The Dodgers have more of a traditional starting pitcher working as deep into games as they can and then going to their bullpen. But the Brewers don’t look at it that way. They’ve blurred the lines between starters and relievers. They don’t even use those words, they use “out-getters.” They use the group approach and their goal is to get to 27 outs and win a game and use as many pitchers as it takes to get to those 27 outs.

You adapt to your talent. The Brewers don’t really have a lot of name starters like the Dodgers have. They have one starting pitcher Joulys Chacin — he’s been by far their ace. He was the only pitcher who took every turn in the rotation this year and for the Brewers to win 96 games and win the NL Central and advance so far in the postseason tells you a lot about the depth they have of pitching and how dependent they’ve been on their relief corps.

KCM: Even with pitching being a strength of both teams, someone is going to have to score eventually. What should we expect offensively?

TH: Both teams are very reliant on hitting home runs.

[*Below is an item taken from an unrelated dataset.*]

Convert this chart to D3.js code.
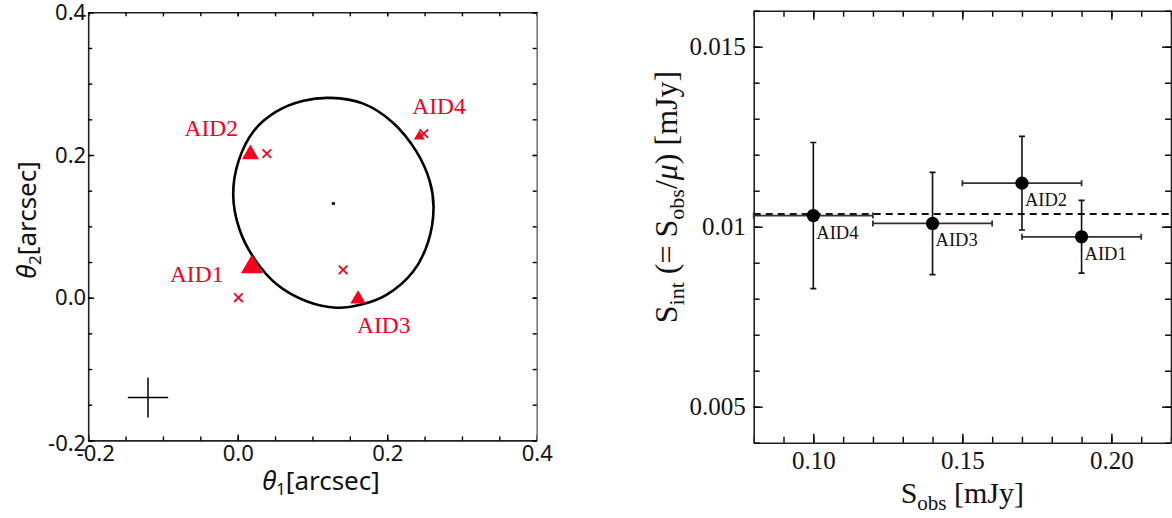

The Dodgers were first in the National League for home runs and Brewers second. Baseball has kind of become home run dominated in general right now. There’s huge interest in getting guys who can hit home runs, launch angles and exit velocities and a whole new way the game is played.

You don’t see teams playing so-called “small ball” as much with big rallies. They go for quick strikes now and the home runs.

I don’t think you’re going to see a ton of runs scored in this series. I think the occasional home run here or there is going to settle games. Generally when you’re facing good pitching, it’s hard to sustain long rallies and get a bunch of hits in a row anyway. It wouldn’t surprise me at all if almost all of the scoring or most of the scoring comes via the home run in this series. Both teams have a lot of power.

KCM: What’s the atmosphere like at the park and in the city right now?

TH: There’s definitely a level of excitement. You see it, hear it, read it everywhere you go.

I think the Brewers are having trouble keeping Brewers apparel stocked in their stores. Seems like every time a shipment comes in they’re gone before the day, it’s out. So there’s lots of people wearing Brewers colors now, interested in the games. The place has been hopping in the postseason and really down the stretch too.

The fan support in this city is incredible when you consider the market size. It’s by far the smallest market in the major league, yet they drew 2.8 million this year, so they’re drawing more per capita of local population than any other team. They’re the envy of a lot of other teams that don’t draw as well. You don’t have to go to the playoffs every year to get these fans to support you, but it certainly gets them pumped up when you do.

And the Brewers, the way they surged at the end, they’ve won 11 consecutive games. That’s a very long winning streak for this time of year. It’s very hard to compile that number of wins in a row at this level of competition. If they wouldn’t have done that, they wouldn’t have clinched the division, they wouldn’t have topped the Cubs in that one-game show down for the NL Central title, they wouldn’t have swept the Rockies. So they’ve almost had to do it, so they come into the series with a lot of momentum.

Milwaukee Brewers third baseman Mike Moustakas, back center, joins teammates in celebrating after the final out in the ninth inning of Game 3 of a baseball National League Division Series against the Colorado Rockies Sunday, Oct. 7, 2018, in Denver. David Zalubowski/AP Photo

The Dodgers also had a very strong finish to win the NL West. These are two hot teams, probably the best teams in the league the way they’ve played down the stretch. So, it should be a very good matchup. It’s always enjoyable this time of year to cover these types of games. The intensity level is pretty high and the atmosphere is pretty great. We’re expecting some high decibel levels, especially with the roof closed.